Key compliance takeaways

Studner said, “The emergence of yet another set of programs that encourage disclosures to the Department regarding corporate misconduct that, like other voluntary self-disclosure programs, put a premium on being first in the door places pressure on companies to encourage employees to raise concerns internally and then to investigate them quickly and discreetly.”

But many companies are already doing that. Weinstein, who has helped countless companies design their compliance programs, stressed that he has seen firsthand how much effort and investment companies are putting into their compliance programs, including their global internal reporting systems. “The companies I know spend significant amounts of money hiring incredibly sophisticated staff to handle global hotline complaints,” he said.

For the government to unfairly compete with companies’ compliance programs by offering whistleblowers the potential to receive tens of millions, even hundreds of millions, of dollars, “I don’t think it’s right,” Weinstein added. As long as the government is offering significant sums of money in exchange for information, it’s going to pose a real threat to companies that people will report to the government rather than first making a report internally to the company.


The bottom line is this: Whether individuals with information about corporate wrongdoing report first to a company’s internal compliance program, or whether they approach the government directly, either scenario still means that the company is in a defensive position. It means that it’s likely that wrongdoing already occurred. It means that somewhere along the line, something is amiss within the compliance program or within the company’s culture that needs immediate attention and adjustment.
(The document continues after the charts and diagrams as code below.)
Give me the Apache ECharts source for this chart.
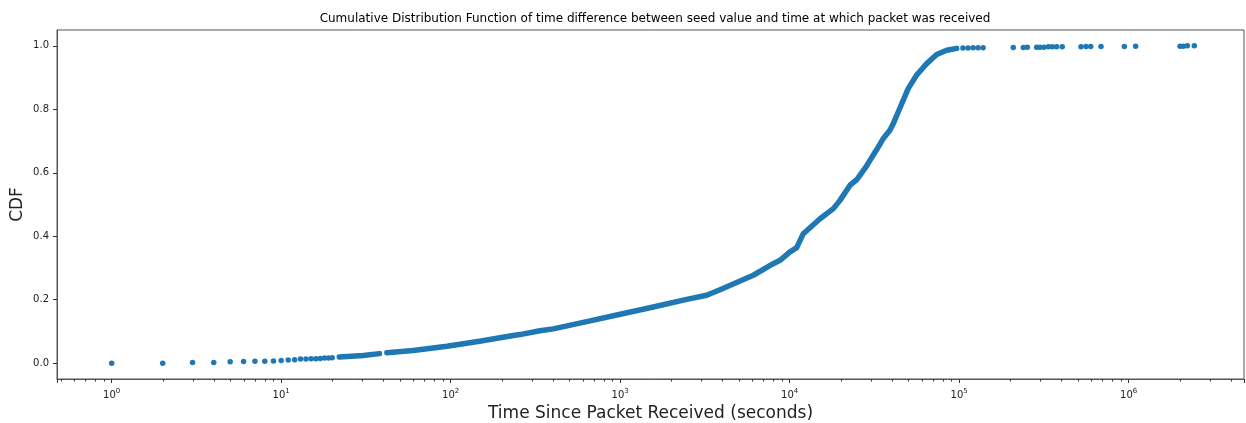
<!DOCTYPE html>
<html><head><meta charset="utf-8">
<script src="https://cdn.jsdelivr.net/npm/echarts@6/dist/echarts.min.js"></script>
<style>html,body{margin:0;padding:0;background:#fff}#c{width:1246px;height:423px}</style>
</head><body><div id="c"></div>
<script>
// Low discrete observations (seconds, CDF)
const sparseTimes = [1, 2, 3, 4, 5, 6, 7, 8, 9, 10, 11, 12, 13, 14, 15, 16, 17, 18, 19, 20];
const sparseCdf   = [0.000, 0.000, 0.002, 0.002, 0.004, 0.005, 0.006, 0.006, 0.007, 0.008, 0.010, 0.011, 0.013, 0.013, 0.014, 0.014, 0.015, 0.016, 0.016, 0.017];
// Dense part of the curve (read along the band)
const curveTimesA = [22, 30.5, 38];
const curveCdfA   = [0.019, 0.024, 0.030];
const curveTimesB = [42, 60, 95, 148, 234, 256, 336, 403, 634, 1000, 1567, 2466, 3237, 3880, 6100, 8000, 8770, 10000, 11000, 12030, 15100, 18100, 19800, 22700, 24840, 26200, 28450, 29800, 34100, 35650, 39100, 40850, 44760, 50100, 56150, 64300, 73650, 84400, 96600];
const curveCdfB   = [0.033, 0.040, 0.053, 0.069, 0.087, 0.090, 0.102, 0.108, 0.131, 0.154, 0.177, 0.201, 0.214, 0.2315, 0.277, 0.3135, 0.324, 0.350, 0.364, 0.408, 0.455, 0.487, 0.513, 0.561, 0.578, 0.595, 0.622, 0.640, 0.690, 0.708, 0.735, 0.755, 0.805, 0.866, 0.908, 0.944, 0.973, 0.986, 0.992];
// Upper tail observations
const tailTimes = [105200, 112700, 120800, 129200, 138400, 208500, 238900, 252400, 286500, 299700, 316500, 335700, 354300, 375900, 405600, 523200, 560100, 597000, 686700, 942600, 1099000, 2008000, 2100000, 2218000, 2438000];
const tailCdf   = [0.993, 0.993, 0.994, 0.994, 0.994, 0.995, 0.995, 0.996, 0.996, 0.996, 0.996, 0.997, 0.997, 0.997, 0.997, 0.997, 0.998, 0.998, 0.998, 0.998, 0.999, 0.999, 0.999, 1.000, 1.000];
// Axes
const yTicks = [0, 0.2, 0.4, 0.6, 0.8, 1.0];
const yTickLabels = ['0.0', '0.2', '0.4', '0.6', '0.8', '1.0'];
const X_MIN = 0.4757, X_MAX = 4.79e6, Y_MIN = -0.05, Y_MAX = 1.05;

const zip = (a, b) => a.map((v, i) => [v, b[i]]);
const minorVals = [];
for (let k = -1; k <= 6; k++) {
  for (let m = 2; m <= 9; m++) {
    const v = m * Math.pow(10, k);
    if (v > X_MIN && v < X_MAX) minorVals.push([v, Y_MIN]);
  }
}
const BLUE = '#1f77b4';
const FRAME = '#555';
const FONT = 'DejaVu Sans';

const chart = echarts.init(document.getElementById('c'), null, {renderer: 'canvas'});
chart.setOption({
  animation: false,
  backgroundColor: '#fff',
  title: {
    text: 'Cumulative Distribution Function of time difference between seed value and time at which packet was received',
    left: 650, textAlign: 'center', top: 8,
    textStyle: {fontFamily: FONT, fontSize: 12, fontWeight: 'normal', color: '#000'}
  },
  grid: {left: 57, right: 2, top: 30, bottom: 44, show: true, borderColor: FRAME, borderWidth: 1,
         containLabel: false, outerBoundsMode: 'none'},
  xAxis: {
    type: 'log', logBase: 10, min: X_MIN, max: X_MAX, splitNumber: 7,
    name: 'Time Since Packet Received (seconds)', nameLocation: 'middle', nameGap: 26, nameMoveOverlap: false,
    nameTextStyle: {fontFamily: FONT, fontSize: 17, color: '#222'},
    axisLine: {show: true, onZero: false, lineStyle: {color: FRAME, width: 1}},
    axisTick: {show: true, inside: false, length: 4, lineStyle: {color: '#333', width: 1}},
    splitLine: {show: false},
    axisLabel: {
      margin: 9, color: '#222', fontFamily: FONT, fontSize: 10,
      formatter: function (v) {
        const e = Math.log10(v);
        const r = Math.round(e);
        if (Math.abs(e - r) > 1e-6) return '';
        return '{b|10}{s|' + r + '}';
      },
      rich: {
        b: {fontFamily: FONT, fontSize: 10, color: '#222', lineHeight: 14},
        s: {fontFamily: FONT, fontSize: 7, color: '#222', verticalAlign: 'top', lineHeight: 9}
      }
    }
  },
  yAxis: {
    type: 'value', min: Y_MIN, max: Y_MAX,
    name: 'CDF', nameLocation: 'middle', nameGap: 31, nameRotate: 90, nameMoveOverlap: false,
    nameTextStyle: {fontFamily: FONT, fontSize: 17, color: '#222'},
    axisLine: {show: true, onZero: false, lineStyle: {color: FRAME, width: 1}},
    axisTick: {show: true, inside: false, length: 4, customValues: yTicks, lineStyle: {color: '#333', width: 1}},
    splitLine: {show: false},
    axisLabel: {
      customValues: yTicks, margin: 8, color: '#222', fontFamily: FONT, fontSize: 10,
      formatter: function (v) {
        let best = 0;
        yTicks.forEach((t, i) => { if (Math.abs(t - v) < Math.abs(yTicks[best] - v)) best = i; });
        return yTickLabels[best];
      }
    }
  },
  series: [
    {type: 'line', data: zip(curveTimesA, curveCdfA), showSymbol: false, symbol: 'none',
     lineStyle: {color: BLUE, width: 5.5, cap: 'round', join: 'round'}, silent: true},
    {type: 'line', data: zip(curveTimesB, curveCdfB), showSymbol: false, symbol: 'none',
     lineStyle: {color: BLUE, width: 5.5, cap: 'round', join: 'round'}, silent: true},
    {type: 'scatter', data: zip(sparseTimes, sparseCdf), symbolSize: 5.5, itemStyle: {color: BLUE, opacity: 1}, silent: true},
    {type: 'scatter', data: zip(tailTimes, tailCdf), symbolSize: 5.5, itemStyle: {color: BLUE, opacity: 1}, silent: true},
    {type: 'custom', data: minorVals, clip: false, silent: true,
     renderItem: function (params, api) {
       const p = api.coord([api.value(0), api.value(1)]);
       const x = Math.round(p[0]) + 0.5;
       return {type: 'line', shape: {x1: x, y1: p[1], x2: x, y2: p[1] + 2.5}, style: {stroke: '#333', lineWidth: 1}};
     }}
  ]
});
</script>
</body></html>
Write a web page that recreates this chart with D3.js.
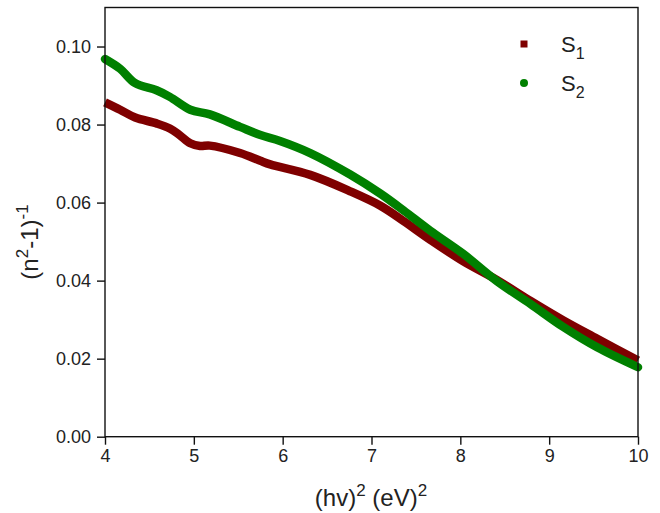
<!DOCTYPE html>
<html>
<head>
<meta charset="utf-8">
<script src="https://cdn.jsdelivr.net/npm/d3@7"></script>
<style>
  body { margin: 0; background: #fff; }
  text { font-family: Arial, "Liberation Sans", sans-serif; fill: #222; }
</style>
</head>
<body>
<div id="chart"></div>
<script>
var width = 660, height = 513;
var margin = {top: 7.5, right: 22, bottom: 76.3, left: 105};

// values
var xS1 = [4.0, 4.17, 4.34, 4.58, 4.73, 4.84, 4.96, 5.07, 5.18, 5.52, 5.75, 5.86, 6.31, 6.76, 7.10, 7.36, 7.66, 8.03, 8.41, 8.79, 9.16, 9.54, 10.0];
var yS1 = [0.0857, 0.0838, 0.0818, 0.0803, 0.0790, 0.0773, 0.0752, 0.0745, 0.0746, 0.0727, 0.0707, 0.0698, 0.0671, 0.0629, 0.0592, 0.0553, 0.0505, 0.0450, 0.0402, 0.0348, 0.0298, 0.0251, 0.0195];
var xS2 = [4.0, 4.17, 4.34, 4.58, 4.73, 4.96, 5.18, 5.52, 5.75, 5.97, 6.31, 6.76, 7.10, 7.36, 7.66, 8.03, 8.41, 8.79, 9.16, 9.54, 10.0];
var yS2 = [0.0968, 0.0943, 0.0906, 0.0888, 0.0871, 0.0838, 0.0826, 0.0794, 0.0773, 0.0758, 0.0727, 0.0672, 0.0623, 0.0580, 0.0528, 0.0469, 0.0399, 0.0340, 0.0281, 0.0229, 0.0178];
var xTicks = [4, 5, 6, 7, 8, 9, 10];
var yTicks = [0.00, 0.02, 0.04, 0.06, 0.08, 0.10];

var svg = d3.select("#chart").append("svg")
    .attr("width", width).attr("height", height);

var x = d3.scaleLinear().domain([4, 10]).range([margin.left, width - margin.right]);
var y = d3.scaleLinear().domain([0, 0.11]).range([height - margin.bottom, margin.top]);

var series = [
  {name: "1", xs: xS1, ys: yS1, color: "#7f0000", cap: "butt"},
  {name: "2", xs: xS2, ys: yS2, color: "#008000", cap: "round"}
];

var line = d3.line()
    .x(d => x(d[0])).y(d => y(d[1]))
    .curve(d3.curveCatmullRom.alpha(0.5));

svg.append("g").selectAll("path")
  .data(series)
  .enter().append("path")
    .attr("d", s => line(s.xs.map((v, i) => [v, s.ys[i]])))
    .attr("fill", "none")
    .attr("stroke", s => s.color)
    .attr("stroke-width", 8.5)
    .attr("stroke-linecap", s => s.cap)
    .attr("stroke-linejoin", "round");

// frame
svg.append("rect")
    .attr("x", x(4)).attr("y", y(0.11))
    .attr("width", x(10) - x(4)).attr("height", y(0) - y(0.11))
    .attr("fill", "none").attr("stroke", "#111").attr("stroke-width", 1.4);

// x axis
var xAxis = svg.append("g").attr("transform", "translate(0," + y(0) + ")");
xAxis.call(d3.axisBottom(x).tickValues(d3.range(4, 10.01, 0.5)).tickSize(4).tickFormat(""));
xAxis.call(d3.axisBottom(x).tickValues(xTicks).tickSize(8).tickPadding(5).tickFormat(d3.format("d")));
xAxis.selectAll(".domain").remove();
xAxis.selectAll("line").attr("stroke", "#111").attr("stroke-width", 1.4);
xAxis.selectAll("text").style("font-size", "18px").attr("fill", "#222");

// y axis
var yAxis = svg.append("g").attr("transform", "translate(" + x(4) + ",0)");
yAxis.call(d3.axisLeft(y).tickValues(d3.range(0, 0.1101, 0.01)).tickSize(4).tickFormat(""));
yAxis.call(d3.axisLeft(y).tickValues(yTicks).tickSize(8).tickPadding(6).tickFormat(d3.format(".2f")));
yAxis.selectAll(".domain").remove();
yAxis.selectAll("line").attr("stroke", "#111").attr("stroke-width", 1.4);
yAxis.selectAll("text").style("font-size", "18px").attr("fill", "#222");

// axis titles
var xt = svg.append("text")
    .attr("x", 371).attr("y", 506)
    .attr("text-anchor", "middle").style("font-size", "24px");
xt.append("tspan").text("(hv)");
xt.append("tspan").attr("dy", -10).style("font-size", "17px").text("2");
xt.append("tspan").attr("dy", 10).text(" (eV)");
xt.append("tspan").attr("dy", -10).style("font-size", "17px").text("2");

var yt = svg.append("text")
    .attr("transform", "translate(38," + 242 + ") rotate(-90)")
    .attr("text-anchor", "middle").style("font-size", "24px");
yt.append("tspan").text("(n");
yt.append("tspan").attr("dy", -10).style("font-size", "17px").text("2");
yt.append("tspan").attr("dy", 10).text("-1)");
yt.append("tspan").attr("dy", -10).style("font-size", "17px").text("-1");

// legend
var legend = svg.append("g");
series.forEach(function(s, i) {
  var ly = 44 + i * 39;
  if (i === 0) {
    legend.append("rect").attr("x", 520.5).attr("y", ly - 3.5)
      .attr("width", 7).attr("height", 7).attr("fill", s.color);
  } else {
    legend.append("circle").attr("cx", 524).attr("cy", ly).attr("r", 4).attr("fill", s.color);
  }
  var t = legend.append("text").attr("x", 561).attr("y", ly + 8).style("font-size", "22px");
  t.append("tspan").text("S");
  t.append("tspan").attr("dy", 7).style("font-size", "16px").text(s.name);
});
</script>
</body>
</html>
So, putting the whistleblowing issue aside, the best defense is a bulletproof offense in the context of a compliance program. “The enforcement playing field is only becoming more complex, as companies face more and more ways for the Department to learn of potential misconduct—whether from these pilot programs, enhanced resources at DOJ, or the use of emerging technologies—and a DOJ as intent as ever to pursue corporate enforcement,” Studner said.

He concluded, “Companies should remain vigilant and continue to invest in proactively strengthening compliance programs, particularly through undertaking compliance program assessments, routine monitoring, and testing of higher-risk transactions and engagements.”